At this stage of the film it is clear that randomness fills Mongolian life as it did with the filmmakers' proyect: a shot of solar eclipse, and interlude with a young man reciting a poem or an astonishing performance by a woman contorsionist take over the screen. The real footage intertwins with real life so the script eventually becomes a roadmap. As an almost dialogue-free work, the cinematography and soundtrack of State of Dogs is as moving as the stories behind the images.

Half way the movie Baasar will eventually reincarnate and the story will seem to be fragmented, but the attention was never relying on interpreting the information but rather feeling the images.

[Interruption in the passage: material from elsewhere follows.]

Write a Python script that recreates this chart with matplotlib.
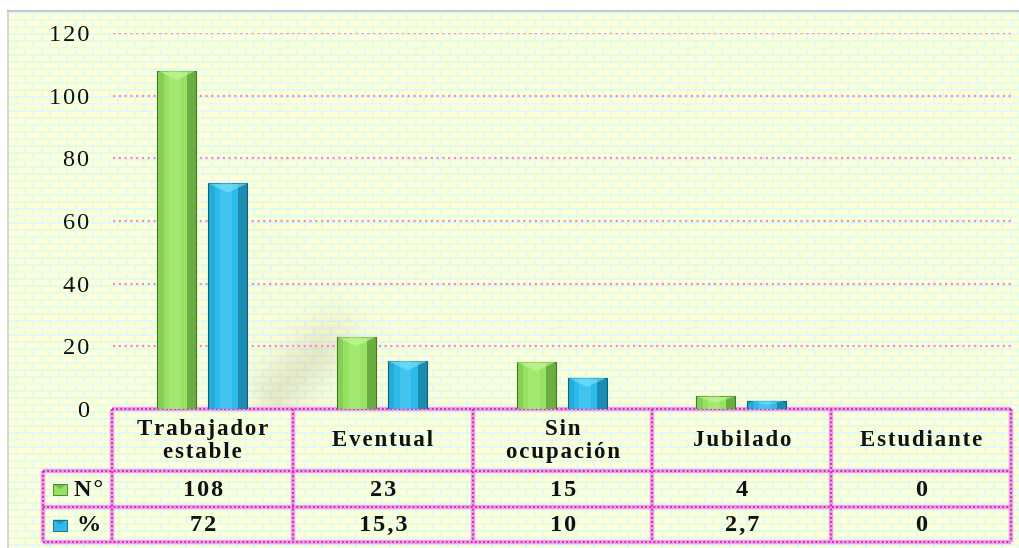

In context, many travellers who visited Mongolia were impressed with the huge number of cattle and dogs all over the place. The origin of this is in the Mongolian nomadic families and their life style to which dogs that could allert the arrival of strangers while guarding the sheep flocks are crucial. Hence, before the revolution of 1921 the number of dogs, according to veterinarian D. Tseveenjav was astonishing: 200-300.000 dogs lived in the country.

However today, as the population gets more settled and nomadism becomes rare, dogs are certainly a problem. Mongolia is a land of fables, but they meet nowadays the neccesities and impositions of modern life: myth, beliefs and progress blur, leaving room for several stories in this truly state of dogs.